Her lecture, titled Challenges for the Implementation of the 2030 Agenda for Sustainable Development, was hosted by Torcuato Di Tella University at the auditorium of its Alcorta Campus. The senior United Nations official was accompanied during her presentation by the Executive Secretary of Argentina’s National Council for the Coordination of Social Policies, Gabriela Agosto.

“The region is facing economic and social stagnation,” said Alicia Bárcena, who went on to report that Latin America and the Caribbean were facing low rates of growth (with ECLAC projecting a figure of 1.3% for 2017) and four years of accumulated reductions in their exports.
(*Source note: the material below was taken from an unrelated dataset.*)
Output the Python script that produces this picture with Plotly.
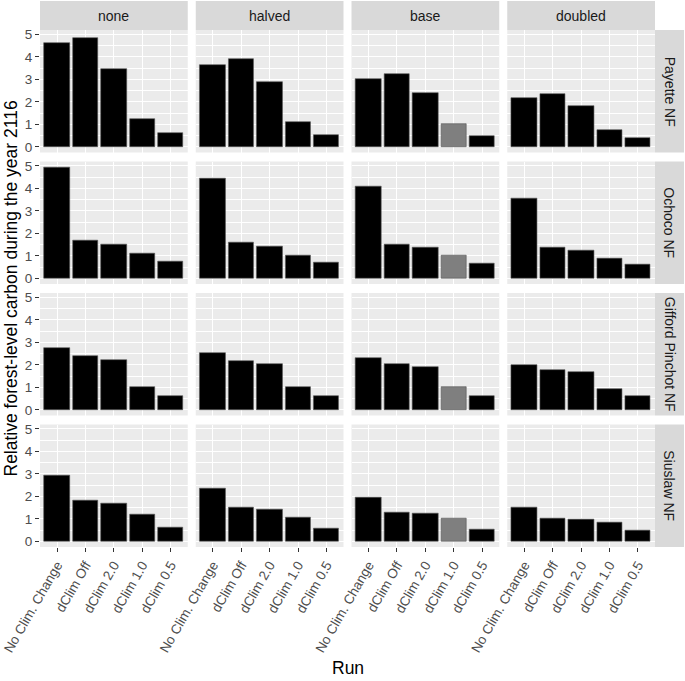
import plotly.graph_objects as go
from plotly.subplots import make_subplots

# ---------------- data ----------------
runs = ["No Clim. Change", "dClim Off", "dClim 2.0", "dClim 1.0", "dClim 0.5"]
scenarios = ["none", "halved", "base", "doubled"]
forests = ["Payette NF", "Ochoco NF", "Gifford Pinchot NF", "Siuslaw NF"]

payette_none = [4.60, 4.82, 3.47, 1.26, 0.64]
payette_halved = [3.66, 3.91, 2.89, 1.09, 0.55]
payette_base = [3.00, 3.25, 2.41, 1.00, 0.49]
payette_doubled = [2.19, 2.35, 1.81, 0.77, 0.40]

ochoco_none = [4.95, 1.70, 1.49, 1.09, 0.74]
ochoco_halved = [4.45, 1.61, 1.43, 1.04, 0.72]
ochoco_base = [4.08, 1.49, 1.36, 1.00, 0.67]
ochoco_doubled = [3.55, 1.36, 1.26, 0.90, 0.64]

gifford_none = [2.75, 2.39, 2.21, 1.03, 0.64]
gifford_halved = [2.52, 2.18, 2.04, 1.00, 0.64]
gifford_base = [2.30, 2.03, 1.90, 1.00, 0.63]
gifford_doubled = [2.01, 1.78, 1.69, 0.94, 0.60]

siuslaw_none = [2.91, 1.81, 1.68, 1.20, 0.60]
siuslaw_halved = [2.34, 1.49, 1.41, 1.08, 0.59]
siuslaw_base = [1.96, 1.27, 1.22, 1.00, 0.55]
siuslaw_doubled = [1.53, 1.00, 0.99, 0.86, 0.50]

y_ticks = [0, 1, 2, 3, 4, 5]
highlight_scenario = "base"
highlight_run = "dClim 1.0"

table = {
    "Payette NF": [payette_none, payette_halved, payette_base, payette_doubled],
    "Ochoco NF": [ochoco_none, ochoco_halved, ochoco_base, ochoco_doubled],
    "Gifford Pinchot NF": [gifford_none, gifford_halved, gifford_base, gifford_doubled],
    "Siuslaw NF": [siuslaw_none, siuslaw_halved, siuslaw_base, siuslaw_doubled],
}

# ---------------- layout geometry ----------------
W, H = 685, 681
L, R, T, B = 40, 30, 30, 134
PW = W - L - R
PH = H - T - B
hgap, vgap = 8, 9

FONT = "Liberation Sans, Arial, Helvetica, sans-serif"
BLACK = "#000000"
GREY_BAR = "#7F7F7F"
TICK_SIZE = 13.5
STRIP_SIZE = 14
TITLE_SIZE = 17.5

fig = make_subplots(rows=4, cols=4,
                    horizontal_spacing=hgap / PW,
                    vertical_spacing=vgap / PH)

all_vals = [v for f in forests for s in table[f] for v in s]
ymax = max(all_vals)
ylo, yhi = -0.05 * ymax, ymax * 1.05

for r, forest in enumerate(forests, start=1):
    for c, scen in enumerate(scenarios, start=1):
        vals = table[forest][c - 1]
        colors = [GREY_BAR if (scen == highlight_scenario and run == highlight_run) else BLACK
                  for run in runs]
        fig.add_trace(go.Bar(x=runs, y=vals, marker=dict(color=colors,
                                                         line=dict(color="#555555", width=0.6)),
                             width=0.9, showlegend=False, hoverinfo="x+y"), row=r, col=c)
        fig.update_xaxes(row=r, col=c, type="category", categoryorder="array",
                         categoryarray=runs, range=[-0.6, 4.6],
                         showgrid=True, gridcolor="white", gridwidth=1.1,
                         showline=False, zeroline=False,
                         showticklabels=(r == 4), ticks="outside" if r == 4 else "",
                         ticklen=4, tickwidth=1, tickcolor="#333333",
                         tickangle=-60,
                         tickfont=dict(family=FONT, size=TICK_SIZE, color="#4D4D4D"))
        fig.update_yaxes(row=r, col=c, range=[ylo, yhi],
                         tickvals=y_ticks,
                         showgrid=True, gridcolor="white", gridwidth=1.1,
                         minor=dict(dtick=0.5, tick0=0.5, showgrid=True,
                                    gridcolor="white", gridwidth=0.5),
                         showline=False, zeroline=False,
                         showticklabels=(c == 1), ticks="outside" if c == 1 else "",
                         ticklen=4, tickwidth=1, tickcolor="#333333",
                         tickfont=dict(family=FONT, size=TICK_SIZE, color="#4D4D4D"))

fig.update_layout(plot_bgcolor="#EBEBEB")

shapes = []
annotations = []


def px_to_x(px):
    return (px - L) / PW


def px_to_y(py):
    return (H - B - py) / PH


col_w = (PW - 3 * hgap) / 4
row_h = (PH - 3 * vgap) / 4
RIGHT_EDGE = 684

# top strips
for i, scen in enumerate(scenarios):
    x0 = L + i * (col_w + hgap)
    x1 = x0 + col_w
    shapes.append(dict(type="rect", xref="paper", yref="paper",
                       x0=px_to_x(x0), x1=px_to_x(x1),
                       y0=px_to_y(T), y1=px_to_y(1),
                       fillcolor="#D9D9D9", line=dict(width=0), layer="below"))
    annotations.append(dict(text=scen, xref="paper", yref="paper",
                            x=px_to_x((x0 + x1) / 2), y=px_to_y((T + 1) / 2),
                            xanchor="center", yanchor="middle", showarrow=False,
                            font=dict(family=FONT, size=STRIP_SIZE, color="#1A1A1A")))

# right strips
for j, forest in enumerate(forests):
    y0 = T + j * (row_h + vgap)
    y1 = y0 + row_h
    shapes.append(dict(type="rect", xref="paper", yref="paper",
                       x0=px_to_x(L + PW), x1=px_to_x(RIGHT_EDGE),
                       y0=px_to_y(y1), y1=px_to_y(y0),
                       fillcolor="#D9D9D9", line=dict(width=0), layer="below"))
    annotations.append(dict(text=forest, xref="paper", yref="paper",
                            x=px_to_x((L + PW + RIGHT_EDGE) / 2), y=px_to_y((y0 + y1) / 2),
                            xanchor="center", yanchor="middle", showarrow=False,
                            textangle=90,
                            font=dict(family=FONT, size=STRIP_SIZE, color="#1A1A1A")))

# axis titles
annotations.append(dict(text="Relative forest-level carbon during the year 2116",
                        xref="paper", yref="paper", x=px_to_x(10), y=0.5,
                        xanchor="center", yanchor="middle", showarrow=False,
                        textangle=-90,
                        font=dict(family=FONT, size=TITLE_SIZE, color="#000000")))
annotations.append(dict(text="Run", xref="paper", yref="paper",
                        x=0.5, y=px_to_y(668),
                        xanchor="center", yanchor="middle", showarrow=False,
                        font=dict(family=FONT, size=TITLE_SIZE, color="#000000")))

fig.update_layout(
    width=W, height=H,
    margin=dict(l=L, r=R, t=T, b=B, autoexpand=False),
    paper_bgcolor="white",
    bargap=0,
    shapes=shapes,
    annotations=annotations,
    font=dict(family=FONT),
)

fig.write_html("out.html",
               config={"displayModeBar": False},
               post_script="document.body.style.margin='0';document.body.style.padding='0';")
In addition, the region has low levels of productivity and competitiveness and its revenue collection is weak, with a tax avoidance rate in 2015 equal to 6.7% of its gross domestic product (GDP), she said.

That is compounded by persistent poverty —estimated in 2015 to affect 175 million Latin Americans— and by pronounced levels of inequality and vulnerability to climate change and environmental decay, the repercussions of which are also unequal and impact more severely the underprivileged segments of the population, added the regional organization’s Executive Secretary.

To meet those challenges, Alicia Bárcena said, as a strategy for implementing the 2030 Agenda, ECLAC proposes forging new alliances and public-private partnerships at the global, regional and national levels to promote structural change based on a big environmental push, with learning and innovation-intensive investments in low-carbon sectors, which will in turn reactivate economic growth, improve employment quality and expand social protection.

As the Executive Secretary explained, this strategic proposal for the 2030 Agenda also poses challenges related to implementation mechanisms, particularly as regards funding, technology, fair trade and access to information, the incorporation of the Sustainable Development Goals (SDGs) into national development plans and budgets, the establishment of indicators for measuring progress with those goals, intersectoral and inter-institutional coordination and the involvement of all social actors to reach the targets set.

In the governmental arena, Alicia Bárcena also called for growth to be boosted through countercyclical policies focused on public and private investment and in line with the big environmental push proposed by ECLAC, for the development of industrial and technological policies to improve productivity and for intelligent fiscal adjustments to reduce tax evasion and safeguard social spending.

To explore further the challenges that the 2030 Agenda poses in the region, the head of ECLAC invited her audience to follow the discussions that are to take place at the first meeting of the Forum of the Countries of Latin America and the Caribbean on Sustainable Development, the regional mechanism for monitoring the implementation of the 2030 Agenda, which is to take place in Mexico City on 26 to 28 April.

During her visit to Argentina, on 6 and 7 April, Alicia Bárcena also attended the meeting of the 2017 World Economic Forum on Latin America taking place in Buenos Aires. At that event she spoke in discussions on economic prospects, the digital economy, urbanization trends, the regional institutional architecture and other topics.